● **PROBLEM REQUIREMENTS**: Can you pull out each line of the data below that includes the word "React"?

BEGIN DATA LINES

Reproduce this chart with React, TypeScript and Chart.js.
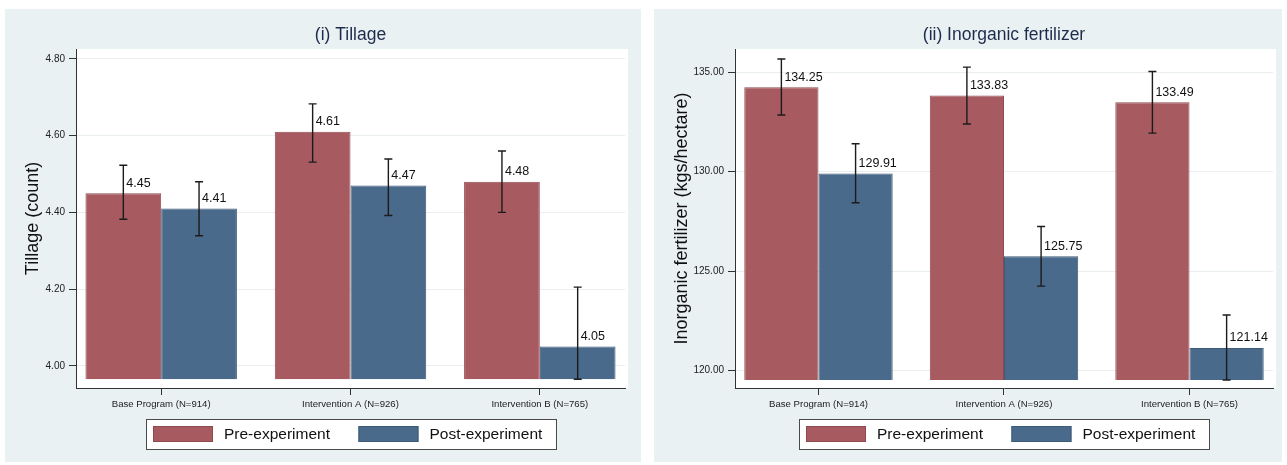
import React, { useEffect, useRef } from 'react';
import { Chart, registerables } from 'chart.js';

Chart.register(...registerables);

const FONT = '"Liberation Sans", Arial, Helvetica, sans-serif';

// ---- shared ----
const categories = ['Base Program (N=914)', 'Intervention A (N=926)', 'Intervention B (N=765)'];
const seriesLabels = ['Pre-experiment', 'Post-experiment'];
const seriesColors = ['#a75b60', '#4a6a8b'];
const seriesBorders = ['#8f4a50', '#3e5a77'];

// ---- panel (i) Tillage ----
const tillageTitle = '(i) Tillage';
const tillageAxisTitle = 'Tillage (count)';
const tillagePre = [4.45, 4.61, 4.48];
const tillagePost = [4.41, 4.47, 4.05];
const tillagePreLow = [4.382, 4.531, 4.4];
const tillagePreHigh = [4.523, 4.683, 4.56];
const tillagePostLow = [4.339, 4.392, 3.895];
const tillagePostHigh = [4.48, 4.539, 4.205];
const tillageTicks = [4.0, 4.2, 4.4, 4.6, 4.8];
const tillageAxisMin = 3.942;
const tillageAxisMax = 4.826;
const tillageBarBase = 3.965;

// ---- panel (ii) Inorganic fertilizer ----
const fertTitle = '(ii) Inorganic fertilizer';
const fertAxisTitle = 'Inorganic fertilizer (kgs/hectare)';
const fertPre = [134.25, 133.83, 133.49];
const fertPost = [129.91, 125.75, 121.14];
const fertPreLow = [132.85, 132.4, 131.94];
const fertPreHigh = [135.67, 135.26, 135.04];
const fertPostLow = [128.44, 124.25, 119.48];
const fertPostHigh = [131.41, 127.25, 122.8];
const fertTicks = [120, 125, 130, 135];
const fertAxisMin = 119.13;
const fertAxisMax = 136.17;
const fertBarBase = 119.53;

const xMin = -0.45;
const xMax = 2.45;

const backgroundPlugin = {
  id: 'panelBackground',
  beforeDraw(chart: any) {
    const { ctx, chartArea, width, height } = chart;
    ctx.save();
    ctx.fillStyle = '#eaf1f3';
    ctx.fillRect(0, 0, width, height);
    ctx.fillStyle = '#ffffff';
    ctx.fillRect(chartArea.left, chartArea.top, chartArea.right - chartArea.left + 3, chartArea.bottom - chartArea.top);
    ctx.restore();
  },
};

const errorBarPlugin = {
  id: 'errorBarsAndLabels',
  afterDatasetsDraw(chart: any) {
    const { ctx } = chart;
    const yScale = chart.scales.y;
    ctx.save();
    chart.data.datasets.forEach((ds: any, di: number) => {
      const meta = chart.getDatasetMeta(di);
      meta.data.forEach((bar: any, j: number) => {
        const x = bar.x;
        const hi = yScale.getPixelForValue(ds.errHigh[j]);
        const lo = yScale.getPixelForValue(Math.max(ds.errLow[j], ds.base));
        ctx.strokeStyle = '#1b1b1b';
        ctx.lineWidth = 1.4;
        ctx.beginPath();
        ctx.moveTo(x, hi);
        ctx.lineTo(x, lo);
        ctx.moveTo(x - 4, hi);
        ctx.lineTo(x + 4, hi);
        ctx.moveTo(x - 4, lo);
        ctx.lineTo(x + 4, lo);
        ctx.stroke();
        ctx.fillStyle = '#111111';
        ctx.font = `12.5px ${FONT}`;
        ctx.textAlign = 'left';
        ctx.textBaseline = 'middle';
        ctx.fillText(Number(ds.data[j].y).toFixed(2), x + 3, bar.y - 10);
      });
    });
    ctx.restore();
  },
};

const boxLegendPlugin = {
  id: 'boxLegend',
  afterDraw(chart: any) {
    const { ctx, chartArea } = chart;
    const fontSize = 15.5;
    const sw = 60;
    const sh = 16;
    const padL = 7;
    const gapText = 11;
    const gapItems = 28.5;
    const padR = 13.5;
    const h = 30;
    ctx.save();
    ctx.font = `${fontSize}px ${FONT}`;
    const items = chart.data.datasets.map((ds: any) => ({
      label: ds.label,
      color: ds.backgroundColor,
      border: ds.borderColor,
      w: ctx.measureText(ds.label).width,
    }));
    let total = padL + padR;
    items.forEach((it: any, i: number) => {
      total += sw + gapText + it.w + (i > 0 ? gapItems : 0);
    });
    total = Math.round(total);
    const cx = (chartArea.left + chartArea.right) / 2;
    const left = Math.round(cx - total / 2);
    const top = Math.round(chartArea.bottom + 31);
    ctx.fillStyle = '#ffffff';
    ctx.fillRect(left, top, total, h);
    ctx.strokeStyle = '#4a4a4a';
    ctx.lineWidth = 1;
    ctx.strokeRect(left + 0.5, top + 0.5, total, h);
    let x = left + padL;
    const midY = top + h / 2;
    items.forEach((it: any, i: number) => {
      if (i > 0) x += gapItems;
      ctx.fillStyle = it.color;
      ctx.fillRect(x, midY - sh / 2, sw, sh);
      ctx.strokeStyle = it.border;
      ctx.strokeRect(x + 0.5, midY - sh / 2 + 0.5, sw - 1, sh - 1);
      x += sw + gapText;
      ctx.fillStyle = '#111111';
      ctx.textAlign = 'left';
      ctx.textBaseline = 'middle';
      ctx.fillText(it.label, x, midY + 0.5);
      x += it.w;
    });
    ctx.restore();
  },
};

type PanelSpec = {
  title: string;
  axisTitle: string;
  pre: number[];
  post: number[];
  preLow: number[];
  preHigh: number[];
  postLow: number[];
  postHigh: number[];
  ticks: number[];
  min: number;
  max: number;
  base: number;
  left: number;
  top: number;
  width: number;
  height: number;
  plotLeft: number;
  plotRight: number;
};

function makeConfig(p: PanelSpec): any {
  const series = [
    { values: p.pre, low: p.preLow, high: p.preHigh },
    { values: p.post, low: p.postLow, high: p.postHigh },
  ];
  return {
    type: 'bar',
    data: {
      datasets: series.map((s, i) => ({
        label: seriesLabels[i],
        data: s.values.map((v, j) => ({ x: j, y: v })),
        backgroundColor: seriesColors[i],
        borderColor: seriesBorders[i],
        borderWidth: 1,
        base: p.base,
        errLow: s.low,
        errHigh: s.high,
        categoryPercentage: 0.8,
        barPercentage: 1.0,
      })),
    },
    options: {
      responsive: false,
      animation: false,
      events: [],
      layout: { padding: { left: 0, right: p.width - p.plotRight, top: 0, bottom: 44 } },
      plugins: {
        legend: { display: false },
        tooltip: { enabled: false },
        title: {
          display: true,
          text: p.title,
          fullSize: false,
          color: '#1d2c4c',
          font: { family: FONT, size: 17.5, weight: 'normal' },
          padding: { top: 15.5, bottom: 3.5 },
        },
      },
      scales: {
        x: {
          type: 'linear',
          min: xMin,
          max: xMax,
          offset: false,
          bounds: 'ticks',
          afterBuildTicks: (scale: any) => {
            scale.ticks = categories.map((_, i) => ({ value: i }));
          },
          afterFit: (scale: any) => {
            scale.height = 30;
          },
          ticks: {
            callback: (v: any) => categories[Math.round(Number(v))],
            font: { family: FONT, size: 9.6 },
            color: '#222222',
            padding: 4,
            maxRotation: 0,
            autoSkip: false,
            includeBounds: false,
          },
          grid: {
            offset: false,
            drawOnChartArea: false,
            drawTicks: true,
            tickLength: 7,
            tickColor: '#333333',
            tickWidth: 1,
          },
          border: { display: true, color: '#333333', width: 1 },
        },
        y: {
          type: 'linear',
          min: p.min,
          max: p.max,
          afterBuildTicks: (scale: any) => {
            scale.ticks = p.ticks.map((v) => ({ value: v }));
          },
          afterFit: (scale: any) => {
            scale.width = p.plotLeft;
          },
          ticks: {
            callback: (v: any) => Number(v).toFixed(2),
            font: { family: FONT, size: 10 },
            color: '#222222',
            padding: 4,
          },
          grid: {
            color: '#e9eef0',
            lineWidth: 1,
            drawTicks: true,
            tickLength: 7,
            tickColor: '#333333',
            tickWidth: 1,
          },
          border: { display: true, color: '#333333', width: 1 },
          title: {
            display: true,
            text: p.axisTitle,
            color: '#111111',
            font: { family: FONT, size: 18, weight: 'normal' },
            padding: { top: 17.7, bottom: 0 },
          },
        },
      },
    },
    plugins: [backgroundPlugin, errorBarPlugin, boxLegendPlugin],
  };
}

const panels: PanelSpec[] = [
  {
    title: tillageTitle,
    axisTitle: tillageAxisTitle,
    pre: tillagePre,
    post: tillagePost,
    preLow: tillagePreLow,
    preHigh: tillagePreHigh,
    postLow: tillagePostLow,
    postHigh: tillagePostHigh,
    ticks: tillageTicks,
    min: tillageAxisMin,
    max: tillageAxisMax,
    base: tillageBarBase,
    left: 5,
    top: 9,
    width: 636,
    height: 453,
    plotLeft: 71,
    plotRight: 620,
  },
  {
    title: fertTitle,
    axisTitle: fertAxisTitle,
    pre: fertPre,
    post: fertPost,
    preLow: fertPreLow,
    preHigh: fertPreHigh,
    postLow: fertPostLow,
    postHigh: fertPostHigh,
    ticks: fertTicks,
    min: fertAxisMin,
    max: fertAxisMax,
    base: fertBarBase,
    left: 654,
    top: 9,
    width: 628,
    height: 453,
    plotLeft: 81,
    plotRight: 619,
  },
];

function Panel({ spec }: { spec: PanelSpec }) {
  const ref = useRef<HTMLCanvasElement | null>(null);
  useEffect(() => {
    if (!ref.current) return;
    const chart = new Chart(ref.current, makeConfig(spec));
    return () => chart.destroy();
  }, [spec]);
  return (
    <canvas
      ref={ref}
      width={spec.width}
      height={spec.height}
      style={{ position: 'absolute', left: spec.left, top: spec.top, width: spec.width, height: spec.height }}
    />
  );
}

export default function App() {
  return (
    <div style={{ position: 'absolute', left: 0, top: 0, width: 1287, height: 465, background: '#ffffff', overflow: 'hidden' }}>
      {panels.map((p, i) => (
        <Panel key={i} spec={p} />
      ))}
    </div>
  );
}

END DATA LINES

● **ANSWER TO THE EXERCISE**:
Reproduce this chart with React, TypeScript and Chart.js.
import React, { useEffect, useRef } from 'react';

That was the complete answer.